_Written exercise_
Leaving the pictures out, print the lines from the first line of the listing through the line containing "elinewidth=1.0, capsize=6, capthick=1.0, zorder=3)", exactly as they read, and no others.

_Material supplied_
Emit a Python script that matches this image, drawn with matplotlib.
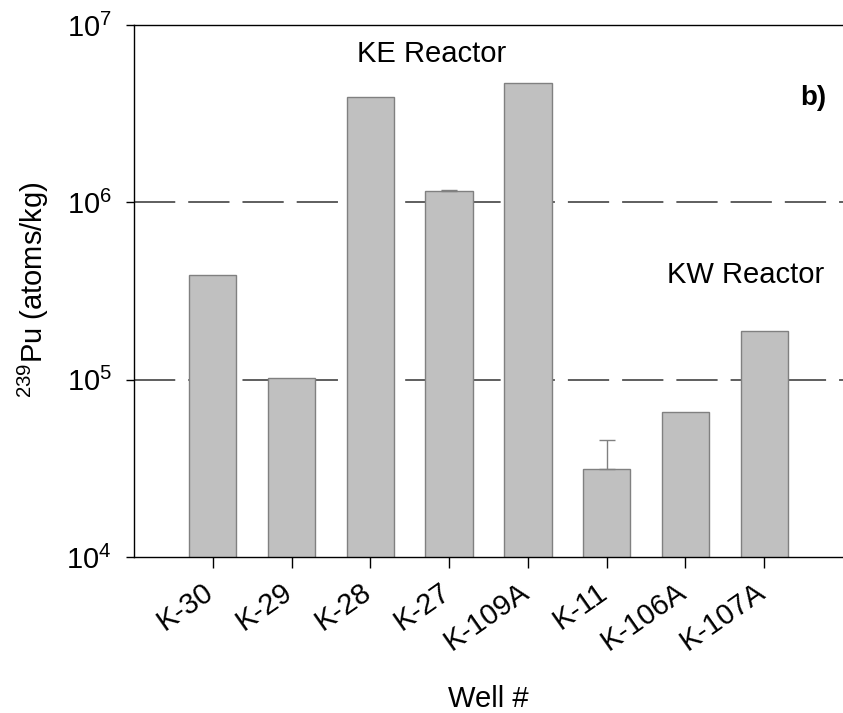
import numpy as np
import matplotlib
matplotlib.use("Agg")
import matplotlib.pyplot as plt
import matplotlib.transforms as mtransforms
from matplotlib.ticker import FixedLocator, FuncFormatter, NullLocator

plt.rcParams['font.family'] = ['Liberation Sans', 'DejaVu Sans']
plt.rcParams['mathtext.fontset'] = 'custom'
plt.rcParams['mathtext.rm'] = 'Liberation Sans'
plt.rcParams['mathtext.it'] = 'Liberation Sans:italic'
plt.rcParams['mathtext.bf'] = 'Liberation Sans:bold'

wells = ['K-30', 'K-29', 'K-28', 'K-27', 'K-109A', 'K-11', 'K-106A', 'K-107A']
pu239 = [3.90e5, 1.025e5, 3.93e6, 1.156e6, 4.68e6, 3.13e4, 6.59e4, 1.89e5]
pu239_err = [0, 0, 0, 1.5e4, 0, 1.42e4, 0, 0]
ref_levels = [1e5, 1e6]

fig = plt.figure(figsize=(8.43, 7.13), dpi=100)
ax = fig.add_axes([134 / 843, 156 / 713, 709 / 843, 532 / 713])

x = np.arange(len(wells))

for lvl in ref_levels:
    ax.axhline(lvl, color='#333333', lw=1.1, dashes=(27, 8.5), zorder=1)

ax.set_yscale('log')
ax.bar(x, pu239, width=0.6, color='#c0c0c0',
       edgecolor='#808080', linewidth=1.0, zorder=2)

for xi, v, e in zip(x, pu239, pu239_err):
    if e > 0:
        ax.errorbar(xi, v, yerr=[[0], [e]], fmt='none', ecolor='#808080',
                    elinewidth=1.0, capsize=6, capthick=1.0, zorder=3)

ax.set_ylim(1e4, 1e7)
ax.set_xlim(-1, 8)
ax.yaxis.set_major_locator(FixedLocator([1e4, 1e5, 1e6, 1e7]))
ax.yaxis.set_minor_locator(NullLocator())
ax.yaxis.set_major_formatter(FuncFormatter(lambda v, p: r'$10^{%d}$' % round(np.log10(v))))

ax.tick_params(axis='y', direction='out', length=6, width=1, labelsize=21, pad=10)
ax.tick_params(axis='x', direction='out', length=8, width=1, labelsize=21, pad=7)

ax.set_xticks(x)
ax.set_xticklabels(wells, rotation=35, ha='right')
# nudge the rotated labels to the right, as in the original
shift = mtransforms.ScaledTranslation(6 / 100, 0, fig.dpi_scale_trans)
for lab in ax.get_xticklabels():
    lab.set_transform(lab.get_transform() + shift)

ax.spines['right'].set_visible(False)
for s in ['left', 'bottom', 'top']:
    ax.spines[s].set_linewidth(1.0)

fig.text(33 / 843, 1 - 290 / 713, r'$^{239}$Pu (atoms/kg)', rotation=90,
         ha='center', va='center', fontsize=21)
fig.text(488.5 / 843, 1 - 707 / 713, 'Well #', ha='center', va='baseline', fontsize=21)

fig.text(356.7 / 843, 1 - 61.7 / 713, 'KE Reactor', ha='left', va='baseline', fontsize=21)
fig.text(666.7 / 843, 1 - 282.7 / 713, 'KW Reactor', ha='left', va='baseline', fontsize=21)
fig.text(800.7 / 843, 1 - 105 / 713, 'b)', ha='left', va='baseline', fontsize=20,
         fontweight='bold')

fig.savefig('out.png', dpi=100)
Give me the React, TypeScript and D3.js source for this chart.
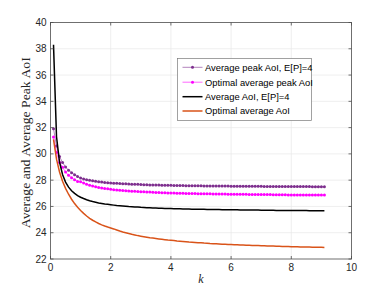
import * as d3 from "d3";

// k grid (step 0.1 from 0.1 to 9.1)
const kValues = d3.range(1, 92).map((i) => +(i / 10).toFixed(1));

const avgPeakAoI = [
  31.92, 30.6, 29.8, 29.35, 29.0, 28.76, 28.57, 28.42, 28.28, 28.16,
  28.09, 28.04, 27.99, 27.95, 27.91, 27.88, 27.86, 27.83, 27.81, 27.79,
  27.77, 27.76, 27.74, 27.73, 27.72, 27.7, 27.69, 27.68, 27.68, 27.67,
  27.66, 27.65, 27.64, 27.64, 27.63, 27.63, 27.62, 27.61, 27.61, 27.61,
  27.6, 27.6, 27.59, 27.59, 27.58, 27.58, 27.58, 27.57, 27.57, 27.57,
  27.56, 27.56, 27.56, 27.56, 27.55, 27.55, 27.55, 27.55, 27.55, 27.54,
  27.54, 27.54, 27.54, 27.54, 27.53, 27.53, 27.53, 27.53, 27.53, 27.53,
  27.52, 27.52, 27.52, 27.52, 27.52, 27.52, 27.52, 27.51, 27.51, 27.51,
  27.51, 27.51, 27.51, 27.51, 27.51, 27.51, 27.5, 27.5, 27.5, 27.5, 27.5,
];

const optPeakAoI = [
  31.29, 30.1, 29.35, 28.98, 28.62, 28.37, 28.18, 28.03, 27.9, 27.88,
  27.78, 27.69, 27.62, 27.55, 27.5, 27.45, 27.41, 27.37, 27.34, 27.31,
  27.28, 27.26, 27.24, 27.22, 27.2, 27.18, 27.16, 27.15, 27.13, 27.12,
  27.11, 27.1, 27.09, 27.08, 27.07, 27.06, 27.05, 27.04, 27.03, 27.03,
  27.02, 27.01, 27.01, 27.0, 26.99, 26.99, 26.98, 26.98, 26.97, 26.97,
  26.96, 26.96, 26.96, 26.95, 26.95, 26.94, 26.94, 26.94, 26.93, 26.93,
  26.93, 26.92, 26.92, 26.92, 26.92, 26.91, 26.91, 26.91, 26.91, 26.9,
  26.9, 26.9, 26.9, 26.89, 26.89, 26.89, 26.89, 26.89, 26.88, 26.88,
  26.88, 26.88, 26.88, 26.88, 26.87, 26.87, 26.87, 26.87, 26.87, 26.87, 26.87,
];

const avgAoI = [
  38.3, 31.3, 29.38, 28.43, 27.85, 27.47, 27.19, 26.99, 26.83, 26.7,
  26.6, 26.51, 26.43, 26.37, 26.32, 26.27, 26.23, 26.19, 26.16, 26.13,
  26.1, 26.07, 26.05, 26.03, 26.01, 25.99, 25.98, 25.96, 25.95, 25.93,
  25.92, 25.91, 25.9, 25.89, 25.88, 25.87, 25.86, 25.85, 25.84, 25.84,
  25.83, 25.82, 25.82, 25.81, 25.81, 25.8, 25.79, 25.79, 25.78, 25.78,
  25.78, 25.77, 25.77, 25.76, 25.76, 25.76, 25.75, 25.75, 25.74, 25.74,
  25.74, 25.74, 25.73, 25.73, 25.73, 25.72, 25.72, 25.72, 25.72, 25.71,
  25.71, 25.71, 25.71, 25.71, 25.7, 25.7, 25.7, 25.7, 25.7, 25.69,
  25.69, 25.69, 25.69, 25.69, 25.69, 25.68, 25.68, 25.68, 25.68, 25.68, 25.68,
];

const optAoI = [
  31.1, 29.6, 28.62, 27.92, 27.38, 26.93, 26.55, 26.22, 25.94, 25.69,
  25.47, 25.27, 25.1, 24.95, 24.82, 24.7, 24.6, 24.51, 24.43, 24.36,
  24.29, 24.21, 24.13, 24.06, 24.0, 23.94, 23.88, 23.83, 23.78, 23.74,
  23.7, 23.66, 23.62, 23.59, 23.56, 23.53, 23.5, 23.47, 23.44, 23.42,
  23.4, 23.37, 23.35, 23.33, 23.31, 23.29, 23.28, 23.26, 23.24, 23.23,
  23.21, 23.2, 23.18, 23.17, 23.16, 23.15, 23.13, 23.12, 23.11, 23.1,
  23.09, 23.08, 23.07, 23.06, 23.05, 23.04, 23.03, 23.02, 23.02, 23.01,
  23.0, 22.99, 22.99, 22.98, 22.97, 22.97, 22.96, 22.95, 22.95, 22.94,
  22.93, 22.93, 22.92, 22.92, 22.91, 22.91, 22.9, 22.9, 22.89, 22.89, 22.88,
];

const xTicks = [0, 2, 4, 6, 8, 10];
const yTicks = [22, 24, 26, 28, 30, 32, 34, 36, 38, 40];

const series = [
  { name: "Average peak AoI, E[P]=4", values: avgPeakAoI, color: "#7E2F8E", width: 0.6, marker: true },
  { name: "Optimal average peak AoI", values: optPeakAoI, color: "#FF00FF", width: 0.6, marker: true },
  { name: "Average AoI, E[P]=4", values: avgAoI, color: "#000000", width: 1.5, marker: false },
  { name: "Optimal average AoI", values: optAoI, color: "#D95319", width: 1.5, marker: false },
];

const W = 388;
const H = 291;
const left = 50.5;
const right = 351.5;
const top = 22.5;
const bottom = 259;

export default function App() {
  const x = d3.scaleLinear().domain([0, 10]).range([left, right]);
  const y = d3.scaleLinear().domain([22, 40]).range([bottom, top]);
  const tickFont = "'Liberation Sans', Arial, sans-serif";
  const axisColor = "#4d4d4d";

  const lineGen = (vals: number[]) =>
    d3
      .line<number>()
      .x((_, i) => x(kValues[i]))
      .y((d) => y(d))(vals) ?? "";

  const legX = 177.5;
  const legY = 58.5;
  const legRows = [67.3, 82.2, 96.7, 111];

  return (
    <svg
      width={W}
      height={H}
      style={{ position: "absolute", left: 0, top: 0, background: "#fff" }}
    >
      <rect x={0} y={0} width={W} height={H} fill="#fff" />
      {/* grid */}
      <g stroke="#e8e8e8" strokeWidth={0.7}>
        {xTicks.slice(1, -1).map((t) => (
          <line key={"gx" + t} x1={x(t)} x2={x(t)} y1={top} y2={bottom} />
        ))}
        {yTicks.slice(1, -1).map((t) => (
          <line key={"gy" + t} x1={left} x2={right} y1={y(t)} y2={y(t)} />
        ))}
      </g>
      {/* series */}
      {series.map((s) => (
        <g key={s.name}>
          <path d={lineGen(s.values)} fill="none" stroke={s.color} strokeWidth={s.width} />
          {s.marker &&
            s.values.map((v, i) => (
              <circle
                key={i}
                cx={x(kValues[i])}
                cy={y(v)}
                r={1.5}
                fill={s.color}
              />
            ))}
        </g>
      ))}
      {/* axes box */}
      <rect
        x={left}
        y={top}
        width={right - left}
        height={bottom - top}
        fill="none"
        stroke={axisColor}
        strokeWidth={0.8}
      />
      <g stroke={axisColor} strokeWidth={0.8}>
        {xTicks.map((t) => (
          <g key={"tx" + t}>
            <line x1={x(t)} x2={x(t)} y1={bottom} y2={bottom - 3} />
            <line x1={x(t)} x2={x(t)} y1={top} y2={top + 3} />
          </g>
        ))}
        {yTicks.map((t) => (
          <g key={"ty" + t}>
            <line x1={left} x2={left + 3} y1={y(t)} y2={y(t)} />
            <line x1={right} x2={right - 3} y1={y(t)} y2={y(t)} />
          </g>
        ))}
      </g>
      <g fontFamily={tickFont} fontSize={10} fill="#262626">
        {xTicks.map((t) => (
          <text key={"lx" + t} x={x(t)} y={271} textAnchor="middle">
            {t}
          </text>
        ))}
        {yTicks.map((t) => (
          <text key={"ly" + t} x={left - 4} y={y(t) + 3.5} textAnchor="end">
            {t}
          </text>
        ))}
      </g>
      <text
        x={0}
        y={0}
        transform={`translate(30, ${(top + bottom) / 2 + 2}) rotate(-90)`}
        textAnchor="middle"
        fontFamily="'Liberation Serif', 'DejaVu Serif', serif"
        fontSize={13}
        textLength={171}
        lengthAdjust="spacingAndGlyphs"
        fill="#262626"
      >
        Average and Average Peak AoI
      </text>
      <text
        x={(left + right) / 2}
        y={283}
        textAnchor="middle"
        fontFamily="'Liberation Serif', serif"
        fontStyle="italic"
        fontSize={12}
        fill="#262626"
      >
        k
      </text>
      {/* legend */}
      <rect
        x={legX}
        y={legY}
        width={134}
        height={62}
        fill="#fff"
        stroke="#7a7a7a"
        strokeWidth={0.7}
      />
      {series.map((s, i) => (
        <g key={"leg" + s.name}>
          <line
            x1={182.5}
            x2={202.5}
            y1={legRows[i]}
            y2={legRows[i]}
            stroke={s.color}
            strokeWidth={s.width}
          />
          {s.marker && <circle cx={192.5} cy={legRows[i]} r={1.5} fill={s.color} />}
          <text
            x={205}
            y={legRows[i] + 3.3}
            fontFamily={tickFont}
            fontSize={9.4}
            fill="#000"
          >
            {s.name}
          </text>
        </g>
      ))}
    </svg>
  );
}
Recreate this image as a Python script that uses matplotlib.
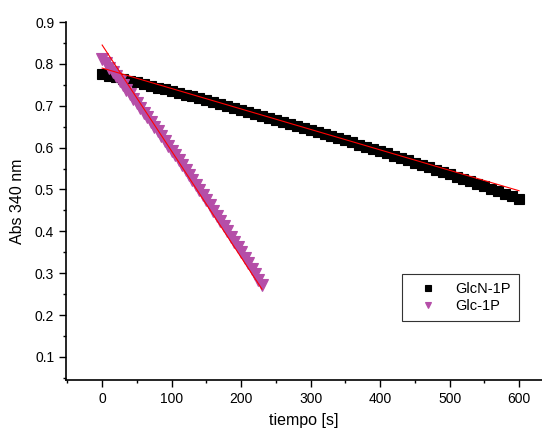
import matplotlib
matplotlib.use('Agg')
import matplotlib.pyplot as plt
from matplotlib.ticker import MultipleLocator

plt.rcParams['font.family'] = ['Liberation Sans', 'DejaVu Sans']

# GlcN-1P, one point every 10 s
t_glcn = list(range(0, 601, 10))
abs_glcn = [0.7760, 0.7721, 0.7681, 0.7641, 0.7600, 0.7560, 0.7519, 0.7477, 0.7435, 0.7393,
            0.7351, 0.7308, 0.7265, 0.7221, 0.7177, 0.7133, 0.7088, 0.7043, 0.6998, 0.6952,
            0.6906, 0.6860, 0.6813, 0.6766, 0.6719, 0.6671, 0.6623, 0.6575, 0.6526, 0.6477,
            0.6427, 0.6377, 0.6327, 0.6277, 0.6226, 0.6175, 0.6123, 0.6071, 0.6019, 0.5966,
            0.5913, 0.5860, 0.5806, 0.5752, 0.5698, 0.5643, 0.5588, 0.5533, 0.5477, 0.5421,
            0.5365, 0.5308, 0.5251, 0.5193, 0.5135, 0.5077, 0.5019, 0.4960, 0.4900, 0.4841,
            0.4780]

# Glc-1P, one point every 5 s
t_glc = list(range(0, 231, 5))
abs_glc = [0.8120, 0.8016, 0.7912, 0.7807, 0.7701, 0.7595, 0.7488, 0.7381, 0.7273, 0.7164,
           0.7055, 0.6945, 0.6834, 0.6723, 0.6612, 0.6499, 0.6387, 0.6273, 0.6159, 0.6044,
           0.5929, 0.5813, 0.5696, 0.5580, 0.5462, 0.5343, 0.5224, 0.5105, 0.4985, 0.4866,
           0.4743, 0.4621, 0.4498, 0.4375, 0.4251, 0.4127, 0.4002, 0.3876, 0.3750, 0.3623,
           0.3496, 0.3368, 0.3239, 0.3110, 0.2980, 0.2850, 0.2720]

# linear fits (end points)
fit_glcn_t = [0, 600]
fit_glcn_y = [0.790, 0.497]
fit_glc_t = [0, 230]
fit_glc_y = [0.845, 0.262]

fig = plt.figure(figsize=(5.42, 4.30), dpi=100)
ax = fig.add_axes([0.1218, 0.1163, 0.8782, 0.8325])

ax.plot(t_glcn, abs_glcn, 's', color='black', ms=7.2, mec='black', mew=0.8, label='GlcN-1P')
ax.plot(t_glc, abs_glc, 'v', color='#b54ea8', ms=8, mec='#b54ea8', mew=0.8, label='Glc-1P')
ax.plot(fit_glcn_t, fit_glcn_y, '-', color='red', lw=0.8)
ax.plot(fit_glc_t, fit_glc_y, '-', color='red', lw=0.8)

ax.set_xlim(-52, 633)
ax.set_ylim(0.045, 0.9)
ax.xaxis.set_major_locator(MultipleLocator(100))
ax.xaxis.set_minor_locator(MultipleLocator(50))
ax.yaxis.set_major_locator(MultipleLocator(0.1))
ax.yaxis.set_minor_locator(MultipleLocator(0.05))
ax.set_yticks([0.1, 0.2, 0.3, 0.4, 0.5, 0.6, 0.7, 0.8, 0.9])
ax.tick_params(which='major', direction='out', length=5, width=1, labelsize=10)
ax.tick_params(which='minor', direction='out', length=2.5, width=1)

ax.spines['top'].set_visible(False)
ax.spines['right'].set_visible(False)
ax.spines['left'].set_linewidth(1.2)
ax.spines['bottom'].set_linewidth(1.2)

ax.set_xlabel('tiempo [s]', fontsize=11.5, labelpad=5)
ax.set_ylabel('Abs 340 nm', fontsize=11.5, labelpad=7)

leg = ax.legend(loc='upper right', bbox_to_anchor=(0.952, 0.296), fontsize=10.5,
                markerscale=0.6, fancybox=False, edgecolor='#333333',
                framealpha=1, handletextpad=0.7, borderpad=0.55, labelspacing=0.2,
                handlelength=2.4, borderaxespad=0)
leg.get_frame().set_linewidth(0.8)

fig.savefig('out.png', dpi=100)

_Solution_
Emit a Python script that matches this image, drawn with matplotlib.
import numpy as np
import matplotlib
matplotlib.use("Agg")
import matplotlib.pyplot as plt
import matplotlib.transforms as mtransforms
from matplotlib.ticker import FixedLocator, FuncFormatter, NullLocator

plt.rcParams['font.family'] = ['Liberation Sans', 'DejaVu Sans']
plt.rcParams['mathtext.fontset'] = 'custom'
plt.rcParams['mathtext.rm'] = 'Liberation Sans'
plt.rcParams['mathtext.it'] = 'Liberation Sans:italic'
plt.rcParams['mathtext.bf'] = 'Liberation Sans:bold'

wells = ['K-30', 'K-29', 'K-28', 'K-27', 'K-109A', 'K-11', 'K-106A', 'K-107A']
pu239 = [3.90e5, 1.025e5, 3.93e6, 1.156e6, 4.68e6, 3.13e4, 6.59e4, 1.89e5]
pu239_err = [0, 0, 0, 1.5e4, 0, 1.42e4, 0, 0]
ref_levels = [1e5, 1e6]

fig = plt.figure(figsize=(8.43, 7.13), dpi=100)
ax = fig.add_axes([134 / 843, 156 / 713, 709 / 843, 532 / 713])

x = np.arange(len(wells))

for lvl in ref_levels:
    ax.axhline(lvl, color='#333333', lw=1.1, dashes=(27, 8.5), zorder=1)

ax.set_yscale('log')
ax.bar(x, pu239, width=0.6, color='#c0c0c0',
       edgecolor='#808080', linewidth=1.0, zorder=2)

for xi, v, e in zip(x, pu239, pu239_err):
    if e > 0:
        ax.errorbar(xi, v, yerr=[[0], [e]], fmt='none', ecolor='#808080',
                    elinewidth=1.0, capsize=6, capthick=1.0, zorder=3)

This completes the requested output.